Courts must either issue a certificate of appealability indicating which issues satisfy the
required showing or provide reasons why such a certificate should not issue. 28 U.S.C.
§ 2253(c)(3); Fed. R. App. P. 22(b); In re Certificates of Appealability, 106 F.3d 1306, 1307
(6th Cir. 1997).
To receive a certificate of appealability, "a petitioner must show that reasonable
jurists could debate whether (or, for that matter, agree that) the petition should have been
resolved in a different manner or that the issues presented were adequate to deserve
encouragement to proceed further." Miller-El v. Cockrell, 537 U.S. 322, 336 (2003)

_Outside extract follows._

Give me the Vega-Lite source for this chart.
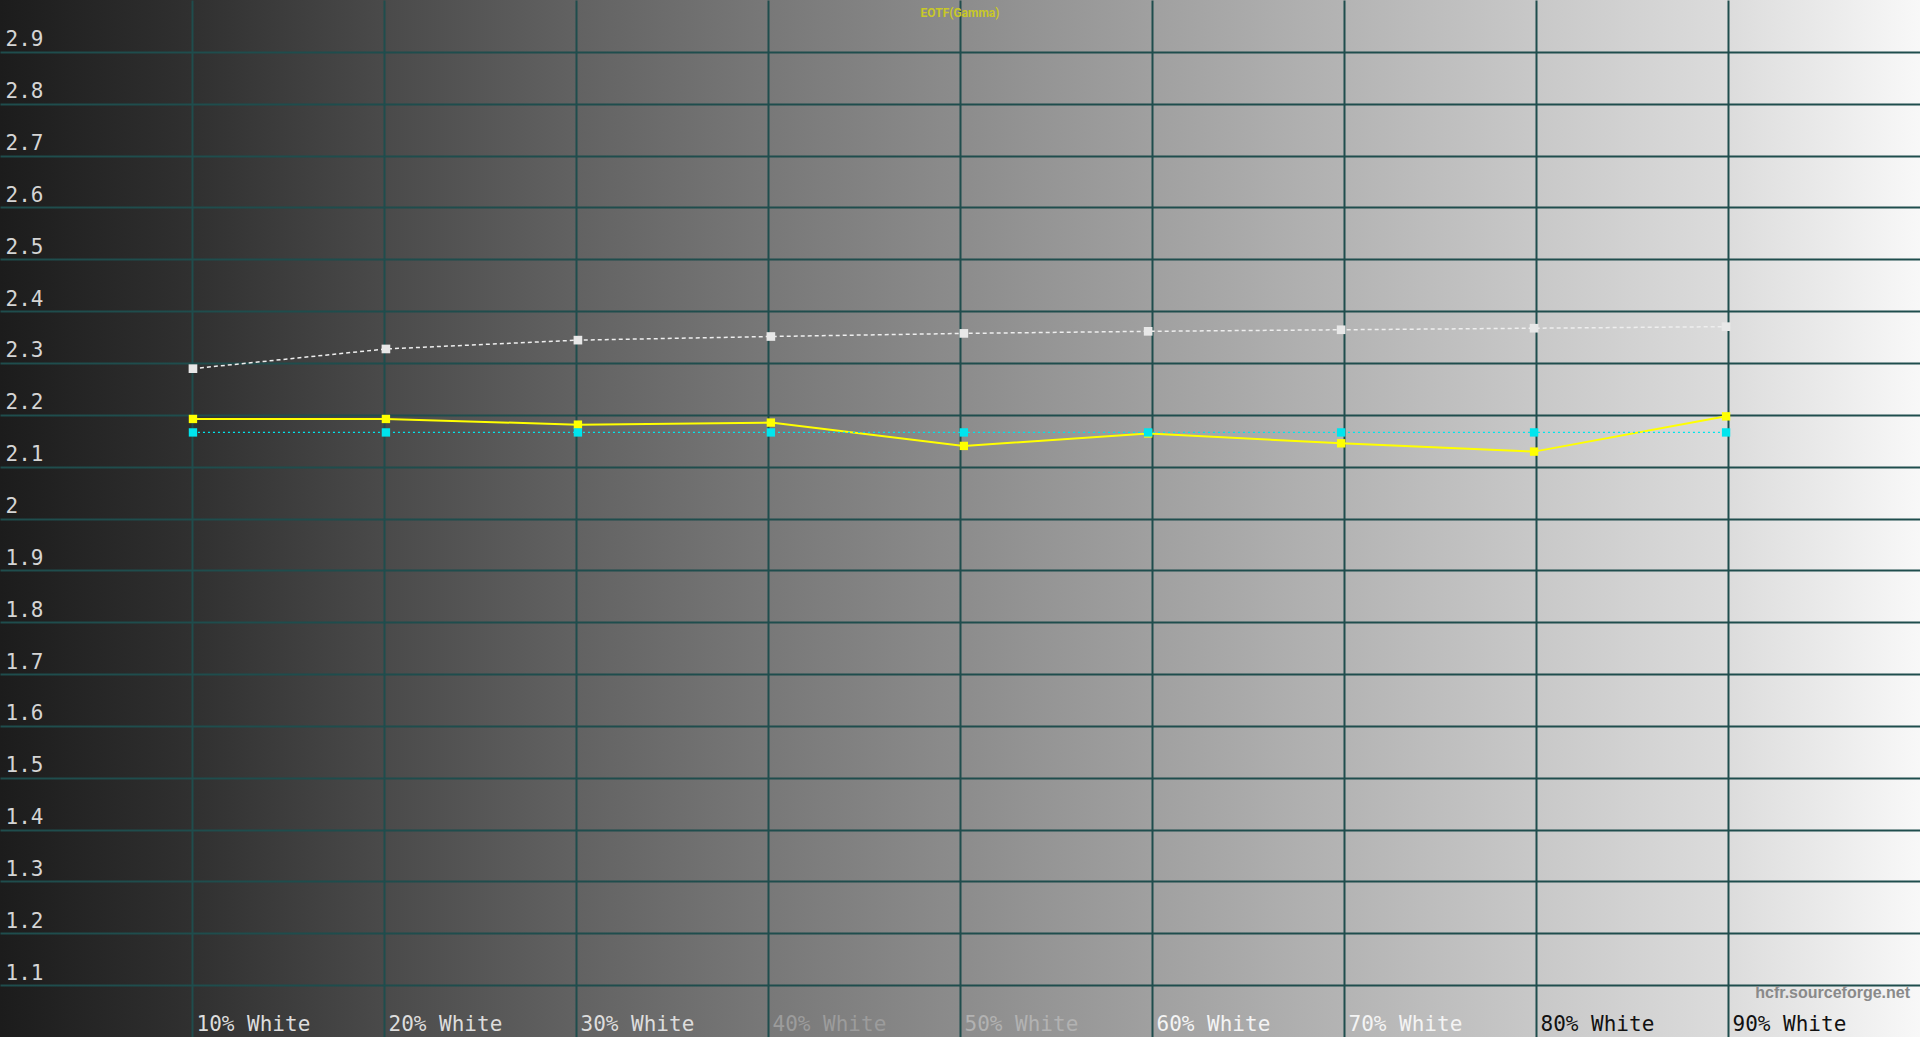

(alteration and quotations omitted). Here, jurists of reason would not debate the Court's
resolution of Robinson's claim because it is meritless. Therefore, the Court denies a
certificate of appealability. The Court will also deny Robinson leave to appeal in forma
pauperis, "because the appeal would be frivolous." Allen v. Stovall, 156 F. Supp. 2d 791,
798 (E.D. Mich. 2001).
WHEREFORE, it is hereby ORDERED that the petition for a writ of habeas corpus
 is DENIED WITH PREJUDICE.
IT IS FURTHER ORDERED that a certificate of appealability is DENIED.
IT IS FURTHER ORDERED that leave to appeal in forma pauperis is DENIED.
s/Stephen J. Murphy, III
STEPHEN J. MURPHY, III
United States District Judge
Dated: June 30, 2017
I hereby certify that a copy of the foregoing document was served upon the parties
and/or counsel of record on June 30, 2017, by electronic and/or ordinary mail.